Hi
Technically, the SDP does not get truncated. At the SIP/SDP level, there's no truncation. Fragmentation happens at the IP layer. If kamailio sends a large SIP/SDP message and the other side receives only one fragment, then it the receiving SIP application will never see it. There's no danger of the SIP application getting only a partial SIP/SDP message due to fragmentation.
is FreeSWITCH handling the partial SDP
No. It cannot receive only a partial SDP. It's all or nothing.
Should I be concerned about ... missing codec negotiation
No. It can't happen.
Maybe you captured traffic and didn't see all of the fragments. Check it again and see that the whole SDP was definitely sent and received. If the traffic is working, then (as Fred says) you may just be fine to let it go as is. You're possibly simply thinking you have a problem when it may not even exist. On the other hand, if you start getting packet loss, then you may have a problem.
James
On Wed, 12 Mar 2025 at 03:27, Fred Posner via sr-users sr-users@lists.kamailio.org wrote:
On Mar 11, 2025, at 10:24 PM, Pavan Kumar via sr-users sr-users@lists.kamailio.org wrote:
Hello Kamailio Community, • Is this expected behavior? Should Kamailio automatically truncate SDP when relaying from WebSocket to UDP?

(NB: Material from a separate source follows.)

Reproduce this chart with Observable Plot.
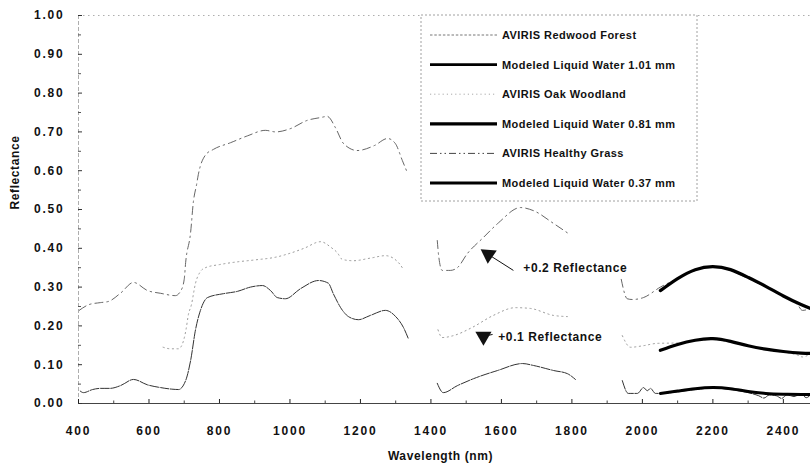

Yes. Often referred to as UDP fragmentation.
• Could this be working accidentally? For example, is FreeSWITCH handling the partial SDP gracefully by default?
It could be working non-accidentally. ;) As long as the packets are received well, there may not be a problem.
• Should I be concerned about potential failures in different scenarios? (e.g., ICE candidate loss, missing codec negotiation)
Alex Balashov wrote up a nice piece many years ago… https://blog.evaristesys.com/2016/02/04/sip-udp-fragmentation-and-kamailio-t...
There’s generally 2 ways of approaching it…
A) Switch to TCP for that connection B) Keep as is
Depending on the amount of traffic you are pushing through, TCP is generally a safe method of handling. If you’re running a considerable load (especially considering the system is also running websockets), you may need to tune your system appropriately.
If these two systems were (let’s say) on the same LAN and even lucky enough to be on dedicated VLAN, then if there wasn’t any problem in the fragmentation, you may just be fine to let it go as is.